Using the listing below, select the lines with the word "this" and copy them.

— start —

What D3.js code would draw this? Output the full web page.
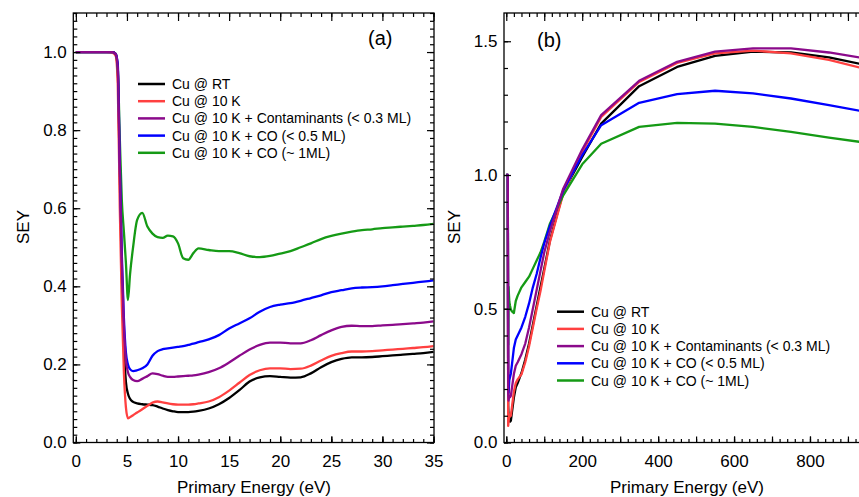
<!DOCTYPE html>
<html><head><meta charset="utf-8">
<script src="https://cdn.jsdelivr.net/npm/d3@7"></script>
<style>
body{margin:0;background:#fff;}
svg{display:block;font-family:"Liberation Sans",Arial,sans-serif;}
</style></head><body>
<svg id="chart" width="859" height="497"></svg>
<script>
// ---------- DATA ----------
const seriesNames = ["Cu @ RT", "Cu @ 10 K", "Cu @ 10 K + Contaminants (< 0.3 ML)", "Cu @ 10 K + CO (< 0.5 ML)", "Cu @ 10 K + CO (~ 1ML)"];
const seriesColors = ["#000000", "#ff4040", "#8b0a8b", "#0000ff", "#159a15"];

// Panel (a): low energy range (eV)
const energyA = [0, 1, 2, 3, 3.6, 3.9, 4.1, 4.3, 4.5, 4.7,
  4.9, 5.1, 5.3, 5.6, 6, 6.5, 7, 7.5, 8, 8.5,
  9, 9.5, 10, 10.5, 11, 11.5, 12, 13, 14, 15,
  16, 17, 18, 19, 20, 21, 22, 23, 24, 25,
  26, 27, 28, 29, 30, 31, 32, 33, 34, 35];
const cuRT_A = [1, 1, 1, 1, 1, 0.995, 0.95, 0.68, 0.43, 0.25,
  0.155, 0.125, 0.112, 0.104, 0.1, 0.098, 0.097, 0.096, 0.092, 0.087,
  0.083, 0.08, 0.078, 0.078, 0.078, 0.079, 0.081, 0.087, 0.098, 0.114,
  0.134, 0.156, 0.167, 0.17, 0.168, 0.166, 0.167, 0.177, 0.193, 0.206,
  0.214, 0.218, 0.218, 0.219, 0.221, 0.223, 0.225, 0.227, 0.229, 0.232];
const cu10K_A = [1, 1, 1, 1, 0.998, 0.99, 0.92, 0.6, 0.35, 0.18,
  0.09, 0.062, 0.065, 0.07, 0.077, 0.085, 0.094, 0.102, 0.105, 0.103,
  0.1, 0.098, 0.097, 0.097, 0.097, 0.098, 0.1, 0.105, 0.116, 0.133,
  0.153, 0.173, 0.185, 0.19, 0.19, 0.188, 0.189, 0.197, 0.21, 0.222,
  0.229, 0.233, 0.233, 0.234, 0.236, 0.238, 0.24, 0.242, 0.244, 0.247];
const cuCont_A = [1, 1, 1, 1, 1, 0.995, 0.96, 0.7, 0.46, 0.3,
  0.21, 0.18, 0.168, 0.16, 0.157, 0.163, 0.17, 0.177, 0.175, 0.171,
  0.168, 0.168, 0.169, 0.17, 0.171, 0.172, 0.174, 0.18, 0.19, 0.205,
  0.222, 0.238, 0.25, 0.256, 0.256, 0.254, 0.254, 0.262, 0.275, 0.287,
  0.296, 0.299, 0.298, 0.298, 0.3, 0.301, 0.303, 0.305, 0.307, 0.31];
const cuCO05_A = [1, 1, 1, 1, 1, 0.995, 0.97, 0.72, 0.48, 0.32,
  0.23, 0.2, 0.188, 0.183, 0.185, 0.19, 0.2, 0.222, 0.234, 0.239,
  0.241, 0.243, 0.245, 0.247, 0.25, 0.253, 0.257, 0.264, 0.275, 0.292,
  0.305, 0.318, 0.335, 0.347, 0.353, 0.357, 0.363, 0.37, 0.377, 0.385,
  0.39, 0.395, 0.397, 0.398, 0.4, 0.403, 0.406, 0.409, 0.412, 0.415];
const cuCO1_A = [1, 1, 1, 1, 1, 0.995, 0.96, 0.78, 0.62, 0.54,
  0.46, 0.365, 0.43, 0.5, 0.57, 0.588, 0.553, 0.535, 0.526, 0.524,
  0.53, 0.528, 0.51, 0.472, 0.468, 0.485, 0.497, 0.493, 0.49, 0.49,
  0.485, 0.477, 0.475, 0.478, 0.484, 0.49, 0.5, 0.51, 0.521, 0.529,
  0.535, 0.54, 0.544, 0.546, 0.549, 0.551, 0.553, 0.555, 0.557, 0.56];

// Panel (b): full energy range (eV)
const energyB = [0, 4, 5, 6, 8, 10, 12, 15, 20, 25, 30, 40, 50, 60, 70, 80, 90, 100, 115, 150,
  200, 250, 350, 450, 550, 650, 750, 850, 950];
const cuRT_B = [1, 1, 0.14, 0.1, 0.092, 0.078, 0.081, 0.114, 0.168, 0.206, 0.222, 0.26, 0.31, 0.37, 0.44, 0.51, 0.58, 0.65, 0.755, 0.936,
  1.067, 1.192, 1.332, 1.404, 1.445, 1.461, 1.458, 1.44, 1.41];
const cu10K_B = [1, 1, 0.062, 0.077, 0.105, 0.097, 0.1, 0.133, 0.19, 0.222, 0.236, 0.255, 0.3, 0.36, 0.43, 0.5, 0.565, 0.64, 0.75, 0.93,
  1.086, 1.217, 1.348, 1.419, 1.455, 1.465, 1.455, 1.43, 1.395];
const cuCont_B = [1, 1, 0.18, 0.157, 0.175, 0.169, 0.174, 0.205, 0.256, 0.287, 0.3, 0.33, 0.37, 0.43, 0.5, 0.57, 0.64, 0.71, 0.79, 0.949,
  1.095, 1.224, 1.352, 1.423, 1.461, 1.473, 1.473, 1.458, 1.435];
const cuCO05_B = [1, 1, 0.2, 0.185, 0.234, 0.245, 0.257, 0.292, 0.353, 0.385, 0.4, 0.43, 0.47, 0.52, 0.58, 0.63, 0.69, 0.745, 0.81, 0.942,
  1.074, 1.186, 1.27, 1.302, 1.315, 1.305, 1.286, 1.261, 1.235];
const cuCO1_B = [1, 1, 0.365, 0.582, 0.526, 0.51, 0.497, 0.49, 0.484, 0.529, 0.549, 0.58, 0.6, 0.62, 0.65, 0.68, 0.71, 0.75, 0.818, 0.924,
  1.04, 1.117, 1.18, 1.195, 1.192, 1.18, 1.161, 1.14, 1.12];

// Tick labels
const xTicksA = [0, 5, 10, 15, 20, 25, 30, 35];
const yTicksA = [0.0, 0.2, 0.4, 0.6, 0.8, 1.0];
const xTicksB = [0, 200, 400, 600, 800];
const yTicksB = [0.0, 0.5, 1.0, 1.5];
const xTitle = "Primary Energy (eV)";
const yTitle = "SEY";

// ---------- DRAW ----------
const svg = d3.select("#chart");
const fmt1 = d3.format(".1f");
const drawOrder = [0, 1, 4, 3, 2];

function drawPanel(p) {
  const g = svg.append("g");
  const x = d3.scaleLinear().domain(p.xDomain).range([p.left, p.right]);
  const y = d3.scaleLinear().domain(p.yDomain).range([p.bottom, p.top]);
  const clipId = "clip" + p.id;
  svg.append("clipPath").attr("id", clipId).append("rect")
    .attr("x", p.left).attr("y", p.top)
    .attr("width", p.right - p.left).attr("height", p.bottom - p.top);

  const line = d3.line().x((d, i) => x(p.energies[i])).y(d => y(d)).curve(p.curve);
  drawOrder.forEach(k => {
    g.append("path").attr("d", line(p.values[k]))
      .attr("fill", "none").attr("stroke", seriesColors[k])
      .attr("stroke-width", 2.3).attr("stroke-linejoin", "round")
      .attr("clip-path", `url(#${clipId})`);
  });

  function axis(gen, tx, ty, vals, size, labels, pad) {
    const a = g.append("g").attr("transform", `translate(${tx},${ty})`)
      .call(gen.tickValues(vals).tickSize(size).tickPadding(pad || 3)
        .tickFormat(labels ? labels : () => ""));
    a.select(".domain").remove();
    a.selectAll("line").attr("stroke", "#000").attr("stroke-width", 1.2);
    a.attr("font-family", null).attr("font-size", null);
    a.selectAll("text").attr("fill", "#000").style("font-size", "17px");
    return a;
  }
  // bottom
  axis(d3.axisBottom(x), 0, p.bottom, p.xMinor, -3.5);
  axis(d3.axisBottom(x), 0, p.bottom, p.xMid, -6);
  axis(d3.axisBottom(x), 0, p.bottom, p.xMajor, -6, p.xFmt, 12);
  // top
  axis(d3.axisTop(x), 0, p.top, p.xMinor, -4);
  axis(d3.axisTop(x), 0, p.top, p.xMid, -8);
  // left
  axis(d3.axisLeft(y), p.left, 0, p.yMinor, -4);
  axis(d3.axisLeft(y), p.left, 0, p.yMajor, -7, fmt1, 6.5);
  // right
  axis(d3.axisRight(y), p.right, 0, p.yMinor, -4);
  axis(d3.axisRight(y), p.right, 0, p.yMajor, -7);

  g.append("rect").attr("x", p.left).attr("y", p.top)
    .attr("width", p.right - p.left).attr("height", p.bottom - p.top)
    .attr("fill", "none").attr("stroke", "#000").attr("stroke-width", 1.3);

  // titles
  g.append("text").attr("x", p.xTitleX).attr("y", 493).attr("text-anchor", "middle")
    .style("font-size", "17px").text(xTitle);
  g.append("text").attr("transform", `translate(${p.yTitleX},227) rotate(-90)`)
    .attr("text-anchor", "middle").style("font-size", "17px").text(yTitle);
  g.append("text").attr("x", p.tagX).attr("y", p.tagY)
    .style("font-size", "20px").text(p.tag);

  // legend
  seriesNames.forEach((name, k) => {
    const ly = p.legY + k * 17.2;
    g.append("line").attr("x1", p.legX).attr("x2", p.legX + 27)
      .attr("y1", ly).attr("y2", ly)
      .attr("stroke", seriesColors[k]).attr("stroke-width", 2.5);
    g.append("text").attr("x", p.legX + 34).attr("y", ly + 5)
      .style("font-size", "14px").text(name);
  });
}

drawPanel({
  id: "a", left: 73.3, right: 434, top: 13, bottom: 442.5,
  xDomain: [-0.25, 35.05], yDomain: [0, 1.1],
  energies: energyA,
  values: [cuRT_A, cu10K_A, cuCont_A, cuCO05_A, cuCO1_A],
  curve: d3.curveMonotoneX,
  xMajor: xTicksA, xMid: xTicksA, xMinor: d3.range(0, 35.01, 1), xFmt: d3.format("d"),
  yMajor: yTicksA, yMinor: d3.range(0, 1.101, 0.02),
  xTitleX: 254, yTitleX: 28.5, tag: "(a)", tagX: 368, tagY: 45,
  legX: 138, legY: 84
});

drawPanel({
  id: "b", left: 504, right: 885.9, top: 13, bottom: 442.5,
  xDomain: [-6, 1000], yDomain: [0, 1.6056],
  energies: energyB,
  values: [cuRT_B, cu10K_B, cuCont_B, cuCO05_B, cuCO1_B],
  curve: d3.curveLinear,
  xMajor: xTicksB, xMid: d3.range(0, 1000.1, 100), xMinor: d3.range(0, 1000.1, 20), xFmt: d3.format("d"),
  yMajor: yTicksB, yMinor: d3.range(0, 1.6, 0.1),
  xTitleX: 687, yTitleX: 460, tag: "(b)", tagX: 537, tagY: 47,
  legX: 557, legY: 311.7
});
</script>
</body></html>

— end —
— start —

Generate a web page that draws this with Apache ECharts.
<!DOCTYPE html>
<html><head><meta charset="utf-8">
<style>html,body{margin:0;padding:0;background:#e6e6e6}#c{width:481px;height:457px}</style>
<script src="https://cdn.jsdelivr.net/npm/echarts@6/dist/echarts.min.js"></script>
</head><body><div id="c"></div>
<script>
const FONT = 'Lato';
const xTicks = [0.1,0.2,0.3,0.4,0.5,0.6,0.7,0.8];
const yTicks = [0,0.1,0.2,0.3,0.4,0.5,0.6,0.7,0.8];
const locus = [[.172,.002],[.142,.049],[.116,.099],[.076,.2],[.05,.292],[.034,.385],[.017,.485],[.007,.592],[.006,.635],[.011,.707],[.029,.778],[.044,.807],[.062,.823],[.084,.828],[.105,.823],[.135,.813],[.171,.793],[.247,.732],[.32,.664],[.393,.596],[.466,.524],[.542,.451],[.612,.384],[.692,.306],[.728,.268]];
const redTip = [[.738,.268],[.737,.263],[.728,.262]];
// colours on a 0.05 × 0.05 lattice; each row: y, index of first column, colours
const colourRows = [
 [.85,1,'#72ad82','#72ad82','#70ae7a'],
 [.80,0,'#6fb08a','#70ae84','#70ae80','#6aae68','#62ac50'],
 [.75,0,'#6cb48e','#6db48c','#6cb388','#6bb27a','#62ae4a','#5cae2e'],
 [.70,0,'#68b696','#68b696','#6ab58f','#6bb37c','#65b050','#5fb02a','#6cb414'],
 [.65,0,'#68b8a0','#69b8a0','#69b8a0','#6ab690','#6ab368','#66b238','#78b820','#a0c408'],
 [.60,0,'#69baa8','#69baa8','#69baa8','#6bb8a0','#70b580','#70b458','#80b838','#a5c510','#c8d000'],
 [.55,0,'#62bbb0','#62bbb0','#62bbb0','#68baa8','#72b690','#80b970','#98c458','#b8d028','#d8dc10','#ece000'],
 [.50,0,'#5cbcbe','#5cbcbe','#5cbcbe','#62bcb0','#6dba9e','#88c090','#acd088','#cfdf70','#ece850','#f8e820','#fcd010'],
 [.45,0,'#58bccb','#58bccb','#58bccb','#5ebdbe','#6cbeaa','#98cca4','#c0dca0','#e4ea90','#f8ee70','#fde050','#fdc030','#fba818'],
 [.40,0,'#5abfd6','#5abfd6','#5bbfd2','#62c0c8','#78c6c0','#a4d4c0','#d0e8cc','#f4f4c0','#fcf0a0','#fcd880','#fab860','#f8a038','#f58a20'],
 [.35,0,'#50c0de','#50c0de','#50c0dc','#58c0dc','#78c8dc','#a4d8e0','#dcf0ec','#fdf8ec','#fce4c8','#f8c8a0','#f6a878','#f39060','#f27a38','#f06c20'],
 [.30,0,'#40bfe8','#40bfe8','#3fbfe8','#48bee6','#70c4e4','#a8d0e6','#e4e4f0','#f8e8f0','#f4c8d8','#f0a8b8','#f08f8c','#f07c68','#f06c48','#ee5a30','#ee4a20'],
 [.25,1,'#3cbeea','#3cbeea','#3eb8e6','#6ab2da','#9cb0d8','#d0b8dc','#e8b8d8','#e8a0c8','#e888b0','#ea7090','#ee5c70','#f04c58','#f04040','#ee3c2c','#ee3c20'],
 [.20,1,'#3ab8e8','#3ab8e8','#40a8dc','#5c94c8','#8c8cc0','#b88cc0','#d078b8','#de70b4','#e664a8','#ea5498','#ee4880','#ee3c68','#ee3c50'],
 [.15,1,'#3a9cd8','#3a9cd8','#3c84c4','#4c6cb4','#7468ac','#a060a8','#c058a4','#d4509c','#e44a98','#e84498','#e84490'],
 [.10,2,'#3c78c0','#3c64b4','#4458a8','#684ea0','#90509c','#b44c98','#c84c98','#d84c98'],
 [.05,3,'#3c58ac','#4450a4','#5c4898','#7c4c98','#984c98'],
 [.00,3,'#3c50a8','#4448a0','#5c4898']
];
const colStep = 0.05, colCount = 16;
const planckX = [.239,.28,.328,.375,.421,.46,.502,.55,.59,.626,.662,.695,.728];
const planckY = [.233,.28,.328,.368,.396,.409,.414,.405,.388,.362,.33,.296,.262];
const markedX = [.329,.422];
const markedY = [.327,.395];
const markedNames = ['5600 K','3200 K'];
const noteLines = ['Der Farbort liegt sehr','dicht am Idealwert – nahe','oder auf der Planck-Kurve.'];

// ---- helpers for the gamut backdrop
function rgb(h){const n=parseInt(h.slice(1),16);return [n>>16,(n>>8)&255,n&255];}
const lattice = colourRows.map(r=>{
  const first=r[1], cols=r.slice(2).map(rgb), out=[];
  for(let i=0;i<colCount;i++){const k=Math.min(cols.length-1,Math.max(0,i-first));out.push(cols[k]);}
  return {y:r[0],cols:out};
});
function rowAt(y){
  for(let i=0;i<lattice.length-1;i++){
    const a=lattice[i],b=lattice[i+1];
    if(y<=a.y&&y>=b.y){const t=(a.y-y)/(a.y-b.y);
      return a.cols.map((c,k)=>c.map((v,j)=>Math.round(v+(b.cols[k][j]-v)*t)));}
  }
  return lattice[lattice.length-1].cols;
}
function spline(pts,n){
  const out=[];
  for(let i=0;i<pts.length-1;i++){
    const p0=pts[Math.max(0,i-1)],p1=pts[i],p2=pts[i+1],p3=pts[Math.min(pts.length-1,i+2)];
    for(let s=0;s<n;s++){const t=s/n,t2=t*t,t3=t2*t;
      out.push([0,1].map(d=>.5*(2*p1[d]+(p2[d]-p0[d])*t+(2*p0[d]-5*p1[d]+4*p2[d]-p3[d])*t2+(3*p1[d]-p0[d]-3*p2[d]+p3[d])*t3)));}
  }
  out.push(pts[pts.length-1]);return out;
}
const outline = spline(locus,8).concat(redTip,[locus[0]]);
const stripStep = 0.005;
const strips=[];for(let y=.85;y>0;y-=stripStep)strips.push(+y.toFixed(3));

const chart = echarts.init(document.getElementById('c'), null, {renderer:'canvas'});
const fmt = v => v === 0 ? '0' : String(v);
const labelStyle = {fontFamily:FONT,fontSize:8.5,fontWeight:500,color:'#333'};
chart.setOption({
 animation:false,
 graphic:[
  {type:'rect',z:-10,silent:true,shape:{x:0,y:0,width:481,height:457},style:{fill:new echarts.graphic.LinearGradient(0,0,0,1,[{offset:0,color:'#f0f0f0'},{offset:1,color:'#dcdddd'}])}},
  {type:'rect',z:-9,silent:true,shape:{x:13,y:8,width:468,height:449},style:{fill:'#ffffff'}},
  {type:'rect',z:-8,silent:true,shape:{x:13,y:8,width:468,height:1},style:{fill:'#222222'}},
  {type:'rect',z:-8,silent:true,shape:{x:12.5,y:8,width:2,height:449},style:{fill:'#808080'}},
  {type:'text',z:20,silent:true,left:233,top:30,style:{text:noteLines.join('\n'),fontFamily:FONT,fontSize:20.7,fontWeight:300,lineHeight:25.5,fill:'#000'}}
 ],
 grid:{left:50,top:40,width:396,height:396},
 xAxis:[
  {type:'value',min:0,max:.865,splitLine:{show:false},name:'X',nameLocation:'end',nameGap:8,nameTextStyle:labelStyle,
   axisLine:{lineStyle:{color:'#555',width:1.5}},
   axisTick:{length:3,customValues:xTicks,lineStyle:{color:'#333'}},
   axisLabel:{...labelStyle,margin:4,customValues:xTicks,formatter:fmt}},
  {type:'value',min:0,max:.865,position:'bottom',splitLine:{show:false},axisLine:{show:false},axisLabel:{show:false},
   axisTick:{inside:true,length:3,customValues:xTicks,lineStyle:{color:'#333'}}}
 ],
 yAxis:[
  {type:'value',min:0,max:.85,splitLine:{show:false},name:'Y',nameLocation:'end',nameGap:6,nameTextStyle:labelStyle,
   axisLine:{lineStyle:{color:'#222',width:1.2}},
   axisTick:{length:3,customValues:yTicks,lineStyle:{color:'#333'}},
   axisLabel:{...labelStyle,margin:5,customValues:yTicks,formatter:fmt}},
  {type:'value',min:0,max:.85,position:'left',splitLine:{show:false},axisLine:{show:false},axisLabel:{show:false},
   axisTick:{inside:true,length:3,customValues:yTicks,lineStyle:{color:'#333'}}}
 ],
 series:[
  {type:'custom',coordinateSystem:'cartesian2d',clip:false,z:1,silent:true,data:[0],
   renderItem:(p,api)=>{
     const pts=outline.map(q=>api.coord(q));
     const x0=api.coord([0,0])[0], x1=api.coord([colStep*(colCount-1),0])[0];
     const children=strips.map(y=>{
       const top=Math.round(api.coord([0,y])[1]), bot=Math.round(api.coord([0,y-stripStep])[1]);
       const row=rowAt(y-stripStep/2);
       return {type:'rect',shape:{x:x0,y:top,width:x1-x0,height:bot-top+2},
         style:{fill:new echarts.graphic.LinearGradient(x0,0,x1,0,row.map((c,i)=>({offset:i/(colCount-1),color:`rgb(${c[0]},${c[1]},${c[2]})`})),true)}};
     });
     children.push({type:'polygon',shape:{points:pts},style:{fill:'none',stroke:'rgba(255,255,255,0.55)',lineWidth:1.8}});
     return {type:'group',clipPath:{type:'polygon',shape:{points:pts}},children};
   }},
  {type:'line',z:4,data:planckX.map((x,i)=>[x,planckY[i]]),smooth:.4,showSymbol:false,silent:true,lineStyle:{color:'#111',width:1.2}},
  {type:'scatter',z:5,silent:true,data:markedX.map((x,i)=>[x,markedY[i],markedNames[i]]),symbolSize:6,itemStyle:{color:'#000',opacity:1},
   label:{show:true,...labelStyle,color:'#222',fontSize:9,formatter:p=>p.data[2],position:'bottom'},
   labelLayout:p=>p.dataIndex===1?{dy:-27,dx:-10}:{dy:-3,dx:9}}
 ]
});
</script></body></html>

— end —

◆ Completed exercise
What D3.js code would draw this? Output the full web page.
Generate a web page that draws this with Apache ECharts.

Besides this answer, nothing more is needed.